The lines from the top of the material below through the line containing "const page = document.getElementById('page');" are to be printed exactly, with pictures omitted.
— START DATA —
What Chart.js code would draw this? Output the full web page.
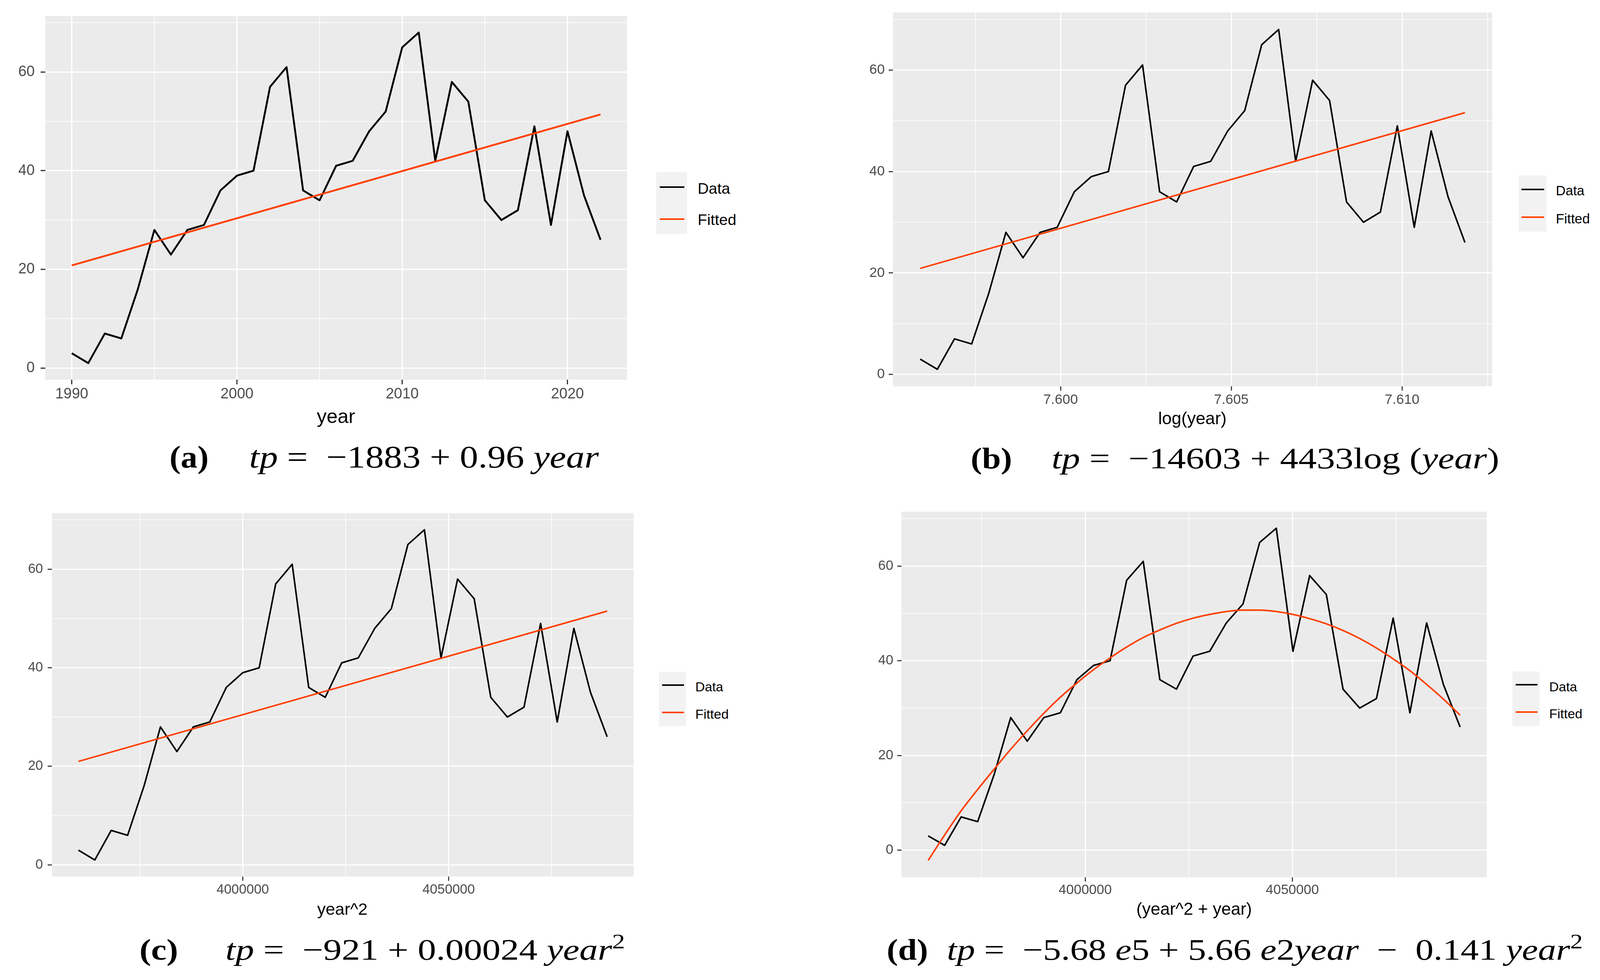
<!DOCTYPE html>
<html><head><meta charset="utf-8">
<script src="https://cdn.jsdelivr.net/npm/chart.js@4.4.1/dist/chart.umd.min.js"></script>
<style>
html,body{margin:0;padding:0;background:#fff;}
#page{position:relative;width:4111px;height:2509px;overflow:hidden;background:#fff;}
#page canvas{position:absolute;}
.t{position:absolute;white-space:nowrap;transform-origin:0 0;}
.sans{font-family:"Liberation Sans",Arial,sans-serif;color:#000;}
.cap{font-family:"Liberation Serif","DejaVu Serif",serif;color:#000;}
.key{position:absolute;background:#F2F2F2;}
.kl{position:absolute;}
.sup{position:relative;top:-0.55em;font-size:0.7em;}
</style></head><body><div id="page"></div>
<script>
// ---------------- data ----------------
const years = [1990,1991,1992,1993,1994,1995,1996,1997,1998,1999,2000,2001,2002,2003,2004,2005,2006,2007,2008,2009,2010,2011,2012,2013,2014,2015,2016,2017,2018,2019,2020,2021,2022];
const tpValues = [3,1,7,6,16,28,23,28,29,36,39,40,57,61,36,34,41,42,48,52,65,68,42,58,54,34,30,32,49,29,48,35,26];
const fitEndYears = [1990, 2022];
const fittedA = [20.8, 51.4];
const fittedB = [20.9, 51.6];
const fittedC = [21.0, 51.5];
const fittedD = [-2.2,3.2,8.3,12.8,17.1,21.3,25.2,28.9,32.3,35.3,38.1,40.6,42.9,44.9,46.5,47.9,49.0,49.8,50.4,50.7,50.7,50.4,49.8,48.9,47.8,46.4,44.7,42.7,40.4,37.9,35.0,31.9,28.5];

const yMajorTicks = [0,20,40,60];
const yMajorLabels = ['0','20','40','60'];
const yMinorTicks = [10,30,50,70];

const xMajorA = [1990,2000,2010,2020];
const xLabelsA = ['1990','2000','2010','2020'];
const xMinorA = [1995,2005,2015];

const xMajorB = [7.600,7.605,7.610];
const xLabelsB = ['7.600','7.605','7.610'];
const xMinorB = [7.5975,7.6025,7.6075,7.6125];

const xMajorC = [4000000,4050000];
const xLabelsC = ['4000000','4050000'];
const xMinorC = [3975000,4025000,4075000];

const xMajorD = [4000000,4050000];
const xLabelsD = ['4000000','4050000'];
const xMinorD = [3975000,4025000,4075000];

const seriesNames = ['Data','Fitted'];
const axisTitles = ['year','log(year)','year^2','(year^2 + year)'];

// ---------------- helpers ----------------
const RED = '#FF4000';
const page = document.getElementById('page');

function tickList(major, labels, minor){
  const arr = major.map((v,i)=>({value:v,label:labels[i],major:true}))
    .concat(minor.map(v=>({value:v,label:'',major:false})));
  arr.sort((a,b)=>a.value-b.value);
  return arr;
}

const bgPlugin = {
  id:'panelBg',
  beforeDraw(chart){
    const a = chart.chartArea, ctx = chart.ctx;
    ctx.save(); ctx.fillStyle = '#EBEBEB';
    ctx.fillRect(a.left, a.top, a.right-a.left, a.bottom-a.top);
    ctx.restore();
  }
};

function makePanel(p){
  const cv = document.createElement('canvas');
  cv.width = p.cw; cv.height = p.ch;
  cv.style.left = p.cl+'px'; cv.style.top = p.ct+'px';
  cv.style.width = p.cw+'px'; cv.style.height = p.ch+'px';
  page.appendChild(cv);
  const xt = tickList(p.xMajor, p.xLabels, p.xMinor);
  const yt = tickList(yMajorTicks, yMajorLabels, yMinorTicks);
  const font = {family:'"Liberation Sans", Arial, sans-serif', size:p.fs};
  function axis(ticks, isX){
    return {
      type:'linear',
      min: isX ? p.xmin : p.ymin,
      max: isX ? p.xmax : p.ymax,
      afterBuildTicks: s => { s.ticks = ticks.map(t=>({value:t.value})); },
      afterFit: s => { if(isX) s.height = p.hx; else s.width = p.wy; },
      border:{display:false},
      grid:{
        color:'#FFFFFF',
        lineWidth: c => (c.tick && ticks[c.index] && ticks[c.index].major) ? p.gMaj : p.gMin,
        drawTicks:true,
        tickLength:p.tl,
        tickWidth:p.tw,
        tickColor: c => (c.tick && ticks[c.index] && ticks[c.index].major) ? '#333333' : 'rgba(0,0,0,0)'
      },
      ticks:{
        autoSkip:false, maxRotation:0, minRotation:0,
        padding: isX ? p.xpad : p.ypad,
        color:'#4D4D4D', font:font,
        callback:(v,i)=> ticks[i] ? ticks[i].label : ''
      }
    };
  }
  new Chart(cv, {
    type:'line',
    data:{datasets:[
      {label:seriesNames[1], data:p.fitX.map((x,i)=>({x:x,y:p.fitY[i]})), borderColor:RED, borderWidth:p.lwR,
       pointRadius:0, fill:false, tension:0, cubicInterpolationMode: p.smooth ? 'monotone' : 'default',
       borderJoinStyle:'round', borderCapStyle:'butt'},
      {label:seriesNames[0], data:p.dataX.map((x,i)=>({x:x,y:tpValues[i]})), borderColor:'#000000', borderWidth:p.lw,
       pointRadius:0, fill:false, tension:0, borderJoinStyle:'round', borderCapStyle:'butt'}
    ]},
    options:{
      responsive:false, animation:false, devicePixelRatio:1,
      layout:{padding:{top:p.padTop,right:p.padRight,left:0,bottom:0}},
      plugins:{legend:{display:false}, tooltip:{enabled:false}},
      scales:{x:axis(xt,true), y:axis(yt,false)}
    },
    plugins:[bgPlugin]
  });
}

function addText(html, cls, left, baseline, F, ratio, target){
  const d = document.createElement('div');
  d.className = 't '+cls; d.innerHTML = html;
  d.style.fontSize = F+'px'; d.style.lineHeight = F+'px';
  d.style.left = left+'px'; d.style.top = (baseline - ratio*F)+'px';
  page.appendChild(d);
  if(target){
    const w = d.getBoundingClientRect().width;
    if(w>0) d.style.transform = 'scaleX('+(target/w)+')';
  }
  return d;
}
function sansText(t,left,baseline,F,target){ return addText(t,'sans',left,baseline,F,0.8465,target); }
function capText(h,left,baseline,F,target){ return addText(h,'cap',left,baseline,F,0.8375,target); }

function addLegend(g){
  const box = document.createElement('div');
  box.className='key';
  box.style.left=g.bx+'px'; box.style.top=g.by+'px'; box.style.width=g.bw+'px'; box.style.height=g.bh+'px';
  page.appendChild(box);
  [[g.yData,'#000000'],[g.yFit,RED]].forEach(([y,c])=>{
    const l = document.createElement('div'); l.className='kl';
    l.style.left=g.lx1+'px'; l.style.width=(g.lx2-g.lx1)+'px';
    l.style.top=(y-g.lw/2)+'px'; l.style.height=g.lw+'px'; l.style.background=c;
    page.appendChild(l);
  });
  sansText(seriesNames[0], g.tx, g.bData, g.fs, g.wData);
  sansText(seriesNames[1], g.tx, g.bFit, g.fs, g.wFit);
}

// ---------------- panels ----------------
makePanel({cl:0, ct:0, cw:1640, ch:1052, wy:116, padTop:41, padRight:35, hx:80,
  xmin:1988.4, xmax:2023.6, ymin:-2.35, ymax:71.35,
  xMajor:xMajorA, xLabels:xLabelsA, xMinor:xMinorA,
  dataX:years.slice(), fitX:fitEndYears.slice(), fitY:fittedA,
  fs:38, tl:12, tw:3, xpad:3, ypad:15, gMaj:3.2, gMin:1.8, lw:4.8, lwR:4.6, smooth:false});

makePanel({cl:2166, ct:0, cw:1684, ch:1069, wy:120, padTop:32, padRight:30, hx:80,
  xmin:7.595092, xmax:7.612640, ymin:-2.35, ymax:71.35,
  xMajor:xMajorB, xLabels:xLabelsB, xMinor:xMinorB,
  dataX:years.map(y=>Math.log(y)), fitX:fitEndYears.map(y=>Math.log(y)), fitY:fittedB,
  fs:35.5, tl:11, tw:2.7, xpad:3, ypad:10, gMaj:3.0, gMin:1.6, lw:4.0, lwR:4.0, smooth:false});

makePanel({cl:13, ct:1274, cw:1639, ch:1050, wy:120, padTop:40, padRight:30, hx:80,
  xmin:3953681, xmax:4094903, ymin:-2.35, ymax:71.35,
  xMajor:xMajorC, xLabels:xLabelsC, xMinor:xMinorC,
  dataX:years.map(y=>y*y), fitX:fitEndYears.map(y=>y*y), fitY:fittedC,
  fs:34.5, tl:11, tw:2.7, xpad:3, ypad:12, gMaj:3.0, gMin:1.6, lw:4.0, lwR:4.0, smooth:false});

makePanel({cl:2188, ct:1270, cw:1648, ch:1056, wy:120, padTop:40, padRight:30, hx:80,
  xmin:3955669, xmax:4096927, ymin:-5.75, ymax:71.5,
  xMajor:xMajorD, xLabels:xLabelsD, xMinor:xMinorD,
  dataX:years.map(y=>y*y+y), fitX:years.map(y=>y*y+y), fitY:fittedD,
  fs:35, tl:11, tw:2.7, xpad:1, ypad:10, gMaj:3.0, gMin:1.6, lw:4.0, lwR:4.0, smooth:true});

// ---------------- axis titles ----------------
sansText(axisTitles[0], 811, 1083, 50, 98);
sansText(axisTitles[1], 2965, 1086, 45, 175);
sansText(axisTitles[2], 812, 2342, 43, 129);
sansText(axisTitles[3], 2909, 2342, 44, 296);

// ---------------- legends ----------------
addLegend({bx:1680, by:441, bw:79, bh:158, lx1:1689, lx2:1752, yData:479, yFit:561, lw:4.6,
  tx:1786, bData:496, bFit:576, fs:39.3, wData:83, wFit:99});
addLegend({bx:3888, by:449, bw:71, bh:144, lx1:3895, lx2:3953, yData:485, yFit:556, lw:4.0,
  tx:3983, bData:500, bFit:572, fs:34.7, wData:73, wFit:87});
addLegend({bx:1687, by:1720, bw:69, bh:139, lx1:1695, lx2:1751, yData:1754, yFit:1824, lw:4.0,
  tx:1780, bData:1770, bFit:1840, fs:34, wData:71.4, wFit:85.5});
addLegend({bx:3872, by:1719, bw:69, bh:140, lx1:3880, lx2:3936, yData:1753, yFit:1823, lw:4.0,
  tx:3966, bData:1769.5, bFit:1838.6, fs:34, wData:71.4, wFit:85});

// ---------------- captions ----------------
capText('<b>(a)</b>', 434, 1197, 80, 100);
capText('<i>tp</i> = &nbsp;\u22121883 + 0.96 <i>year</i>', 638, 1197, 80, 895);
capText('<b>(b)</b>', 2485, 1199, 76, 106);
capText('<i>tp</i> = &nbsp;\u221214603 + 4433log (<i>year</i>)', 2692, 1199, 76, 1146);
capText('<b>(c)</b>', 357, 2457, 76, 99);
capText('<i>tp</i> = &nbsp;\u2212921 + 0.00024 <i>year</i><span class="sup">2</span>', 577, 2457, 76, 1023);
capText('<b>(d)</b>', 2270, 2457, 76, 106);
capText('<i>tp</i> = &nbsp;\u22125.68 <i>e</i>5 + 5.66 <i>e</i>2<i>year</i> &nbsp;\u2212 &nbsp;0.141 <i>year</i><span class="sup">2</span>', 2424, 2457, 76, 1628);
</script>
</body></html>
— END DATA —
◆ **TASK OUTPUT**:
What Chart.js code would draw this? Output the full web page.
<!DOCTYPE html>
<html><head><meta charset="utf-8">
<script src="https://cdn.jsdelivr.net/npm/chart.js@4.4.1/dist/chart.umd.min.js"></script>
<style>
html,body{margin:0;padding:0;background:#fff;}
#page{position:relative;width:4111px;height:2509px;overflow:hidden;background:#fff;}
#page canvas{position:absolute;}
.t{position:absolute;white-space:nowrap;transform-origin:0 0;}
.sans{font-family:"Liberation Sans",Arial,sans-serif;color:#000;}
.cap{font-family:"Liberation Serif","DejaVu Serif",serif;color:#000;}
.key{position:absolute;background:#F2F2F2;}
.kl{position:absolute;}
.sup{position:relative;top:-0.55em;font-size:0.7em;}
</style></head><body><div id="page"></div>
<script>
// ---------------- data ----------------
const years = [1990,1991,1992,1993,1994,1995,1996,1997,1998,1999,2000,2001,2002,2003,2004,2005,2006,2007,2008,2009,2010,2011,2012,2013,2014,2015,2016,2017,2018,2019,2020,2021,2022];
const tpValues = [3,1,7,6,16,28,23,28,29,36,39,40,57,61,36,34,41,42,48,52,65,68,42,58,54,34,30,32,49,29,48,35,26];
const fitEndYears = [1990, 2022];
const fittedA = [20.8, 51.4];
const fittedB = [20.9, 51.6];
const fittedC = [21.0, 51.5];
const fittedD = [-2.2,3.2,8.3,12.8,17.1,21.3,25.2,28.9,32.3,35.3,38.1,40.6,42.9,44.9,46.5,47.9,49.0,49.8,50.4,50.7,50.7,50.4,49.8,48.9,47.8,46.4,44.7,42.7,40.4,37.9,35.0,31.9,28.5];

const yMajorTicks = [0,20,40,60];
const yMajorLabels = ['0','20','40','60'];
const yMinorTicks = [10,30,50,70];

const xMajorA = [1990,2000,2010,2020];
const xLabelsA = ['1990','2000','2010','2020'];
const xMinorA = [1995,2005,2015];

const xMajorB = [7.600,7.605,7.610];
const xLabelsB = ['7.600','7.605','7.610'];
const xMinorB = [7.5975,7.6025,7.6075,7.6125];

const xMajorC = [4000000,4050000];
const xLabelsC = ['4000000','4050000'];
const xMinorC = [3975000,4025000,4075000];

const xMajorD = [4000000,4050000];
const xLabelsD = ['4000000','4050000'];
const xMinorD = [3975000,4025000,4075000];

const seriesNames = ['Data','Fitted'];
const axisTitles = ['year','log(year)','year^2','(year^2 + year)'];

// ---------------- helpers ----------------
const RED = '#FF4000';
const page = document.getElementById('page');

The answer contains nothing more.